Certainly, it seems like benchmarking might be a tactic that the development arena could use - certainly we've tried on a limited basis with case studies, but those are usually vendor-driven and more about the technology than the people or the processes involved. And, granted, when developers from different companies meet, we often engage in an informal and limited form of the practice, usually under the guise of “Whose Job Sucks Worse?” games.
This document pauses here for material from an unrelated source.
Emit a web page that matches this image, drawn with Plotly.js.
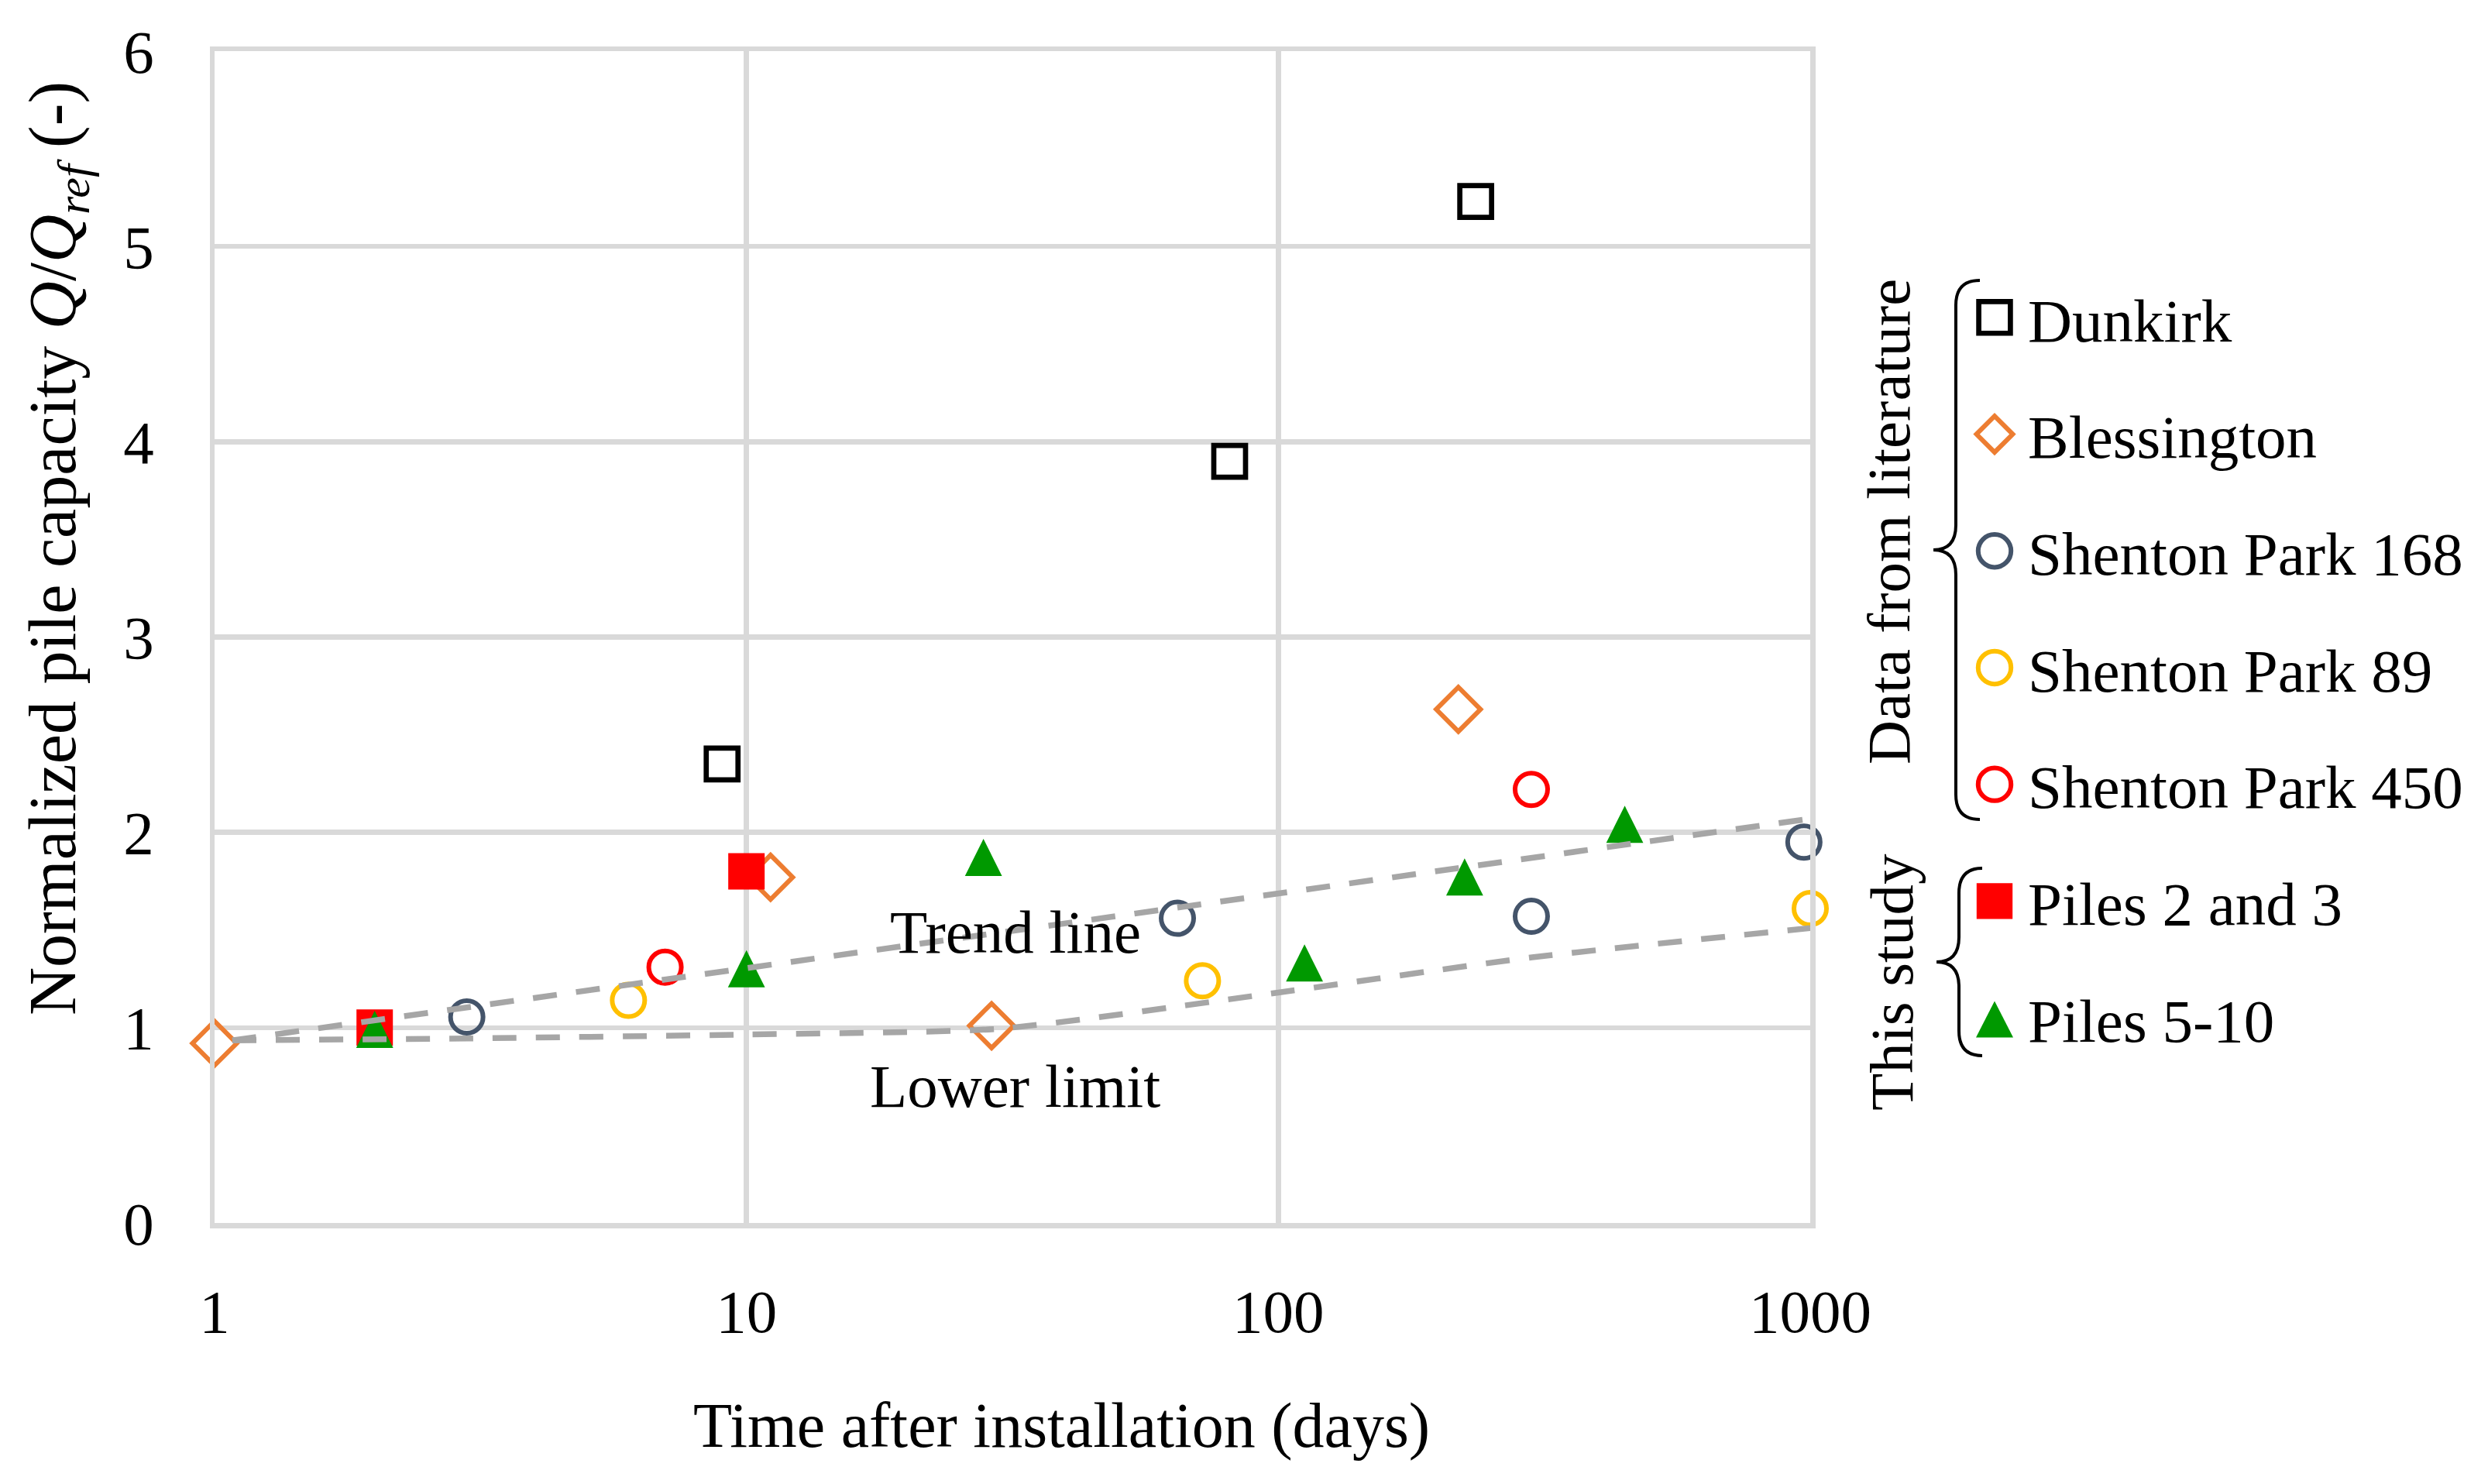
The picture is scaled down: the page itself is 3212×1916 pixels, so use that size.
<!DOCTYPE html>
<html><head><meta charset="utf-8">
<script src="https://cdn.plot.ly/plotly-3.0.1.min.js"></script>
<style>html,body{margin:0;padding:0;background:#fff}</style>
</head><body><div id="chart" style="width:3212px;height:1916px"></div>
<script>
// ---- data ----
const seriesNames = ['Dunkirk','Blessington','Shenton Park 168','Shenton Park 89','Shenton Park 450','Piles 2 and 3','Piles 5-10'];
const dunkirkX = [9, 81, 235];            const dunkirkY = [2.35, 3.90, 5.23];
const blessX   = [1, 11.1, 28.9, 218];    const blessY   = [0.92, 1.77, 1.01, 2.63];
const sp168X   = [2.98, 64.6, 299, 973];  const sp168Y   = [1.055, 1.56, 1.57, 1.95];
const sp89X    = [6.0, 72, 1000];         const sp89Y    = [1.14, 1.24, 1.61];
const sp450X   = [7.03, 299];             const sp450Y   = [1.31, 2.22];
const piles23X = [2, 10];                 const piles23Y = [1.0, 1.80];
const piles510X= [2, 10, 27.9, 112, 224, 448]; const piles510Y = [0.99, 1.30, 1.87, 1.33, 1.77, 2.04];
const trendX   = [1.08, 1000];            const trendY   = [0.935, 2.07];
const lowerX   = [1.08, 3, 10, 30, 100, 300, 1000];
const lowerY   = [0.935, 0.945, 0.965, 0.995, 1.18, 1.36, 1.51];
const xTickVals = [1, 10, 100, 1000];     const xTickText = ['1', '10', '100', '1000'];
const yTickVals = [0, 1, 2, 3, 4, 5, 6];

// ---- styling ----
const FONT = 'Liberation Serif, Times New Roman, serif';
const FS = 79;
const W = 3212, H = 1916;
const M = {l: 277, r: W - 2337, t: 66, b: H - 1579};
const PW = W - M.l - M.r, PH = H - M.t - M.b;
const px = x => (x - M.l) / PW;
const py = y => (H - M.b - y) / PH;

function mk(name, x, y, symbol, color, size, lw) {
  return {
    type: 'scatter', mode: 'markers', name: name, x: x, y: y,
    legendgroup: name, cliponaxis: false,
    marker: {symbol: symbol, size: size,
      color: lw > 0 ? 'rgba(255,255,255,0)' : color,
      line: {color: color, width: lw}}
  };
}
const traces = [
  mk(seriesNames[0], dunkirkX, dunkirkY, 'square', '#000000', 41, 6.7),
  mk(seriesNames[1], blessX, blessY, 'diamond', '#ED7D31', 44, 6),
  mk(seriesNames[2], sp168X, sp168Y, 'circle', '#44546A', 42, 6),
  mk(seriesNames[3], sp89X, sp89Y, 'circle', '#FFC000', 42, 6),
  mk(seriesNames[4], sp450X, sp450Y, 'circle', '#FF0000', 42, 6),
  mk(seriesNames[5], piles23X, piles23Y, 'square', '#FF0000', 47, 0),
  mk(seriesNames[6], piles510X, piles510Y, 'triangle-up', '#009900', 46, 0),
  {type: 'scatter', mode: 'lines', name: 'Trend line', x: trendX, y: trendY, showlegend: false,
   line: {color: '#A6A6A6', width: 7.5, dash: '31px,25px'}, hoverinfo: 'skip'},
  {type: 'scatter', mode: 'lines', name: 'Lower limit', x: lowerX, y: lowerY, showlegend: false,
   line: {color: '#A6A6A6', width: 7.5, dash: '31px,25px', shape: 'spline', smoothing: 0.6}, hoverinfo: 'skip'}
];

function brace(xEnd, xSpine, xTip, yTop, yBot) {
  const yMid = (yTop + yBot) / 2, c = 32;
  const P = (x, y) => px(x) + ',' + py(y);
  return 'M' + P(xEnd, yTop) +
    ' Q' + P(xSpine, yTop) + ' ' + P(xSpine, yTop + c) +
    ' L' + P(xSpine, yMid - c) +
    ' Q' + P(xSpine, yMid) + ' ' + P(xTip, yMid) +
    ' Q' + P(xSpine, yMid) + ' ' + P(xSpine, yMid + c) +
    ' L' + P(xSpine, yBot - c) +
    ' Q' + P(xSpine, yBot) + ' ' + P(xEnd, yBot);
}

const layout = {
  width: W, height: H, margin: M,
  paper_bgcolor: '#ffffff', plot_bgcolor: '#ffffff',
  font: {family: FONT, size: FS, color: '#000000'},
  showlegend: true,
  legend: {x: px(2532), xanchor: 'left', y: py(352), yanchor: 'top',
    itemwidth: 76, tracegroupgap: 45, traceorder: 'grouped',
    font: {family: FONT, size: FS, color: '#000'}, bgcolor: 'rgba(0,0,0,0)', borderwidth: 0},
  xaxis: {type: 'log', range: [0, 3], tickmode: 'array', tickvals: xTickVals, ticktext: xTickText,
    showgrid: true, gridcolor: '#D9D9D9', gridwidth: 6.5,
    showline: true, mirror: true, linecolor: '#D9D9D9', linewidth: 6.5,
    zeroline: false, ticks: '', ticklabelstandoff: 40,
    tickfont: {family: FONT, size: FS, color: '#000'}, fixedrange: true},
  yaxis: {range: [0, 6], tickmode: 'array', tickvals: yTickVals,
    showgrid: true, gridcolor: '#D9D9D9', gridwidth: 6.5,
    showline: true, mirror: true, linecolor: '#D9D9D9', linewidth: 6.5,
    zeroline: false, ticks: '', ticklabelstandoff: 56,
    tickfont: {family: FONT, size: FS, color: '#000'}, fixedrange: true},
  annotations: [
    {xref: 'paper', yref: 'paper', x: px(1370), y: py(1840), xanchor: 'center', yanchor: 'middle',
     showarrow: false, text: 'Time after installation (days)', font: {family: FONT, size: 82}},
    {xref: 'paper', yref: 'paper', x: px(74), y: py(708), xanchor: 'center', yanchor: 'middle',
     showarrow: false, textangle: -90,
     text: 'Normalized pile capacity <i>Q</i>/<i>Q<sub>ref</sub></i> (-)', font: {family: FONT, size: 86}},
    {xref: 'x', yref: 'y', x: Math.log10(32), y: 1.49, xanchor: 'center', yanchor: 'middle',
     showarrow: false, text: 'Trend line', font: {family: FONT, size: FS}},
    {xref: 'x', yref: 'y', x: Math.log10(32), y: 0.70, xanchor: 'center', yanchor: 'middle',
     showarrow: false, text: 'Lower limit', font: {family: FONT, size: FS}},
    {xref: 'paper', yref: 'paper', x: px(2438), y: py(674), xanchor: 'center', yanchor: 'middle',
     showarrow: false, textangle: -90, text: 'Data from literature', font: {family: FONT, size: FS}},
    {xref: 'paper', yref: 'paper', x: px(2442), y: py(1268), xanchor: 'center', yanchor: 'middle',
     showarrow: false, textangle: -90, text: 'This study', font: {family: FONT, size: FS}}
  ],
  shapes: [
    {type: 'path', xref: 'paper', yref: 'paper', path: brace(2556, 2525, 2496, 362, 1058),
     line: {color: '#000', width: 4}, fillcolor: 'rgba(0,0,0,0)'},
    {type: 'path', xref: 'paper', yref: 'paper', path: brace(2559, 2529, 2500, 1121, 1363),
     line: {color: '#000', width: 4}, fillcolor: 'rgba(0,0,0,0)'}
  ]
};

// legend symbol scale [sx, sy] per legend entry (Plotly caps legend markers at 16px)
const legendScale = [[2.55, 2.55], [2.25, 2.25], [2.65, 2.65], [2.65, 2.65], [2.65, 2.65], [2.9, 2.9], [2.6, 3.9]];
const legendStroke = [6.7, 6, 6, 6, 6, 0, 0];
Plotly.newPlot('chart', traces, layout, {displayModeBar: false, staticPlot: true}).then(gd => {
  gd.querySelectorAll('.legend .traces').forEach((g, i) => {
    const k = legendScale[i] || [2.6, 2.6];
    g.querySelectorAll('.legendpoints path.scatterpts').forEach(p => {
      const t = p.getAttribute('transform') || '';
      p.setAttribute('transform', t + ' scale(' + k[0] + ',' + k[1] + ') translate(0,' + (i === 6 ? 2.5 : 0) + ')');
      p.style.vectorEffect = 'non-scaling-stroke';
      if (legendStroke[i]) p.style.strokeWidth = legendStroke[i] + 'px';
    });
  });
  // reshape the triangle markers to the taller Excel-style triangle
  const tri = gd.querySelectorAll('.scatterlayer .trace')[6];
  if (tri) tri.querySelectorAll('path.point').forEach(p => {
    const t = p.getAttribute('transform') || '';
    p.setAttribute('transform', t + ' scale(0.9,1.39) translate(0,5.5)');
  });
});
</script>
</body></html>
If we were going to take this management practice and apply it, it's actually a pretty straightforward exercise:

Analyze the results. This is going to depend on the data itself, but based on the benchmark's target, the analysis should be at least a good hint as to where the “gap” is. Once analyzed, if no obvious solutions present themselves, cast the net far and wide within the company to solicit suggestions, implement, and return to Step 5 for an internal benchmark after the implementation has “taken root.” Periodically return to Steps 5, 6, and 7 to make sure the change is still in place, and that the expected results are actually still there.

But a couple of caveats come with this:

  • Don't confuse benchmarking with taking a survey. Asking your developers to rate your team's effectiveness over SurveyMonkey is not benchmarking. You don't want numbers by themselves; you're looking for the analysis behind the numbers.
  • Don't confuse benchmarking with research. Asking, “How do they develop line-of-business applications which are similar in scope and nature to ours?” is a benchmark. Asking, “How do they develop Internet-of-Things applications, which is something we'd like to do, too?” is research.
  • Don't take on too much or change the goals. Monolithism and scope creep can kill non-software projects, too.

...and End

Benchmarking isn't going to solve all of software development's ills, but it's fascinating how something that the suit-and-tie crowd cooked up actually can be useful to the T-shirt-and-jeans crowd.

Maybe managers aren't quite as clueless as we thought they were.